_Requirements_
For this exercise, copy out each line of the material below that includes "chart".

--- Begin Recorded data ---

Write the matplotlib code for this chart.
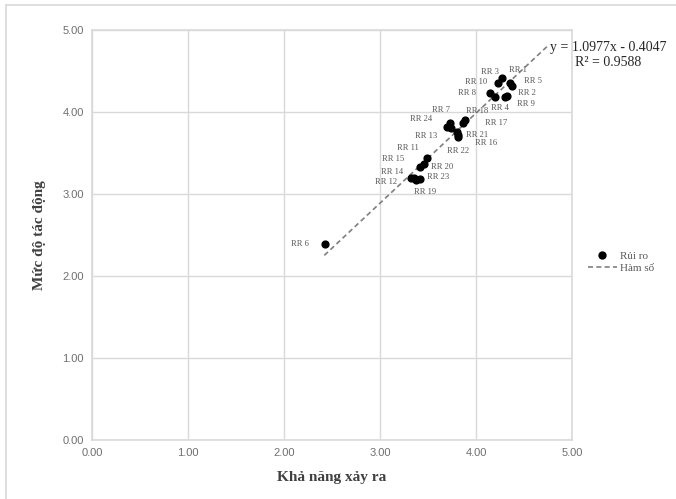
import matplotlib
matplotlib.use("Agg")
import matplotlib.pyplot as plt
from matplotlib.lines import Line2D

# data
labels = ["RR 1", "RR 2", "RR 3", "RR 4", "RR 5", "RR 6", "RR 7", "RR 8",
          "RR 9", "RR 10", "RR 11", "RR 12", "RR 13", "RR 14", "RR 15", "RR 16",
          "RR 17", "RR 18", "RR 19", "RR 20", "RR 21", "RR 22", "RR 23", "RR 24"]
kha_nang = [4.35, 4.32, 4.27, 4.20, 4.375, 2.43, 3.73, 4.15,
            4.30, 4.23, 3.49, 3.32, 3.74, 3.35, 3.46, 3.81,
            3.86, 3.89, 3.375, 3.42, 3.80, 3.81, 3.42, 3.70]
tac_dong = [4.35, 4.19, 4.41, 4.18, 4.32, 2.39, 3.87, 4.23,
            4.18, 4.35, 3.44, 3.20, 3.80, 3.20, 3.37, 3.72,
            3.86, 3.90, 3.17, 3.33, 3.76, 3.70, 3.18, 3.82]
slope, intercept, r2 = 1.0977, -0.4047, 0.9588
trend_x = [2.42, 4.75]

# label offsets in pixels (dx, dy up)
offsets = [(8, 13), (20, 3), (-12, 6), (5, -11), (21, 5), (-25, 0), (-9, 13), (-23, 0),
           (21, -7), (-22, 1), (-19, 10), (-25, -4), (-25, -8), (-22, 6), (-31, 5), (28, -8),
           (34, 0), (12, 9), (9, -12), (22, 0), (20, -3), (0, -14), (18, 2), (-26, 8)]

grey = "#595959"
grid = "#d9d9d9"

fig = plt.figure(figsize=(6.76, 4.99), dpi=100)
ax = fig.add_axes([92/676, 1-440/499, 480/676, 410/499])

ax.scatter(kha_nang, tac_dong, s=24, color="black", zorder=3, label="Rủi ro")
ty = [slope*v + intercept for v in trend_x]
ax.plot(trend_x, ty, color="#7f7f7f", lw=1.2, ls=(0, (3, 2)), zorder=2, label="Hàm số")

for lab, x, y, (dx, dy) in zip(labels, kha_nang, tac_dong, offsets):
    ax.annotate(lab, (x, y), xytext=(dx*0.72, dy*0.72), textcoords="offset points",
                ha="center", va="center", fontsize=6.2, color=grey,
                family="Liberation Serif")

ax.set_xlim(0, 5)
ax.set_ylim(0, 5)
ax.set_xticks([0, 1, 2, 3, 4, 5])
ax.set_yticks([0, 1, 2, 3, 4, 5])
ax.set_xticklabels(["%.2f" % v for v in range(6)])
ax.set_yticklabels(["%.2f" % v for v in range(6)])
ax.tick_params(length=0, labelsize=8, colors="#6f6f6f", pad=6)
for t in ax.get_xticklabels() + ax.get_yticklabels():
    t.set_family("Liberation Sans")
ax.grid(True, color=grid, lw=1)
ax.set_axisbelow(True)
for s in ax.spines.values():
    s.set_color(grid)
    s.set_linewidth(1.2)

ax.set_xlabel("Khả năng xảy ra", fontsize=11, fontweight="bold", color="#404040",
              family="Liberation Serif", labelpad=9)
ax.set_ylabel("Mức độ tác động", fontsize=11, fontweight="bold", color="#404040",
              family="Liberation Serif", labelpad=12)

fig.text(608/676, 1-55/499, "y = 1.0977x - 0.4047\nR² = 0.9588", ha="center", va="center",
         multialignment="center", fontsize=10, family="Liberation Serif", linespacing=1.15,
         color="#262626")

fig.legend(handles=[Line2D([], [], marker="o", color="black", ls="none", markersize=5),
                    Line2D([], [], color="#7f7f7f", lw=1.2, ls=(0, (3, 2)))],
           labels=["Rủi ro", "Hàm số"], loc="center left",
           bbox_to_anchor=(578/676, 1-262/499), frameon=False,
           prop={"family": "Liberation Serif", "size": 8}, labelcolor=grey,
           handlelength=2.6, handletextpad=0.3, labelspacing=0.2)

# chart area border (top and left)
fig.add_artist(Line2D([6/676, 1], [1-5/499, 1-5/499], transform=fig.transFigure, color=grid, lw=1.2))
fig.add_artist(Line2D([6/676, 6/676], [0, 1-5/499], transform=fig.transFigure, color=grid, lw=1.2))

fig.savefig("out.png", dpi=100)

--- End Recorded data ---

_Problem solution_
Write the matplotlib code for this chart.
# chart area border (top and left)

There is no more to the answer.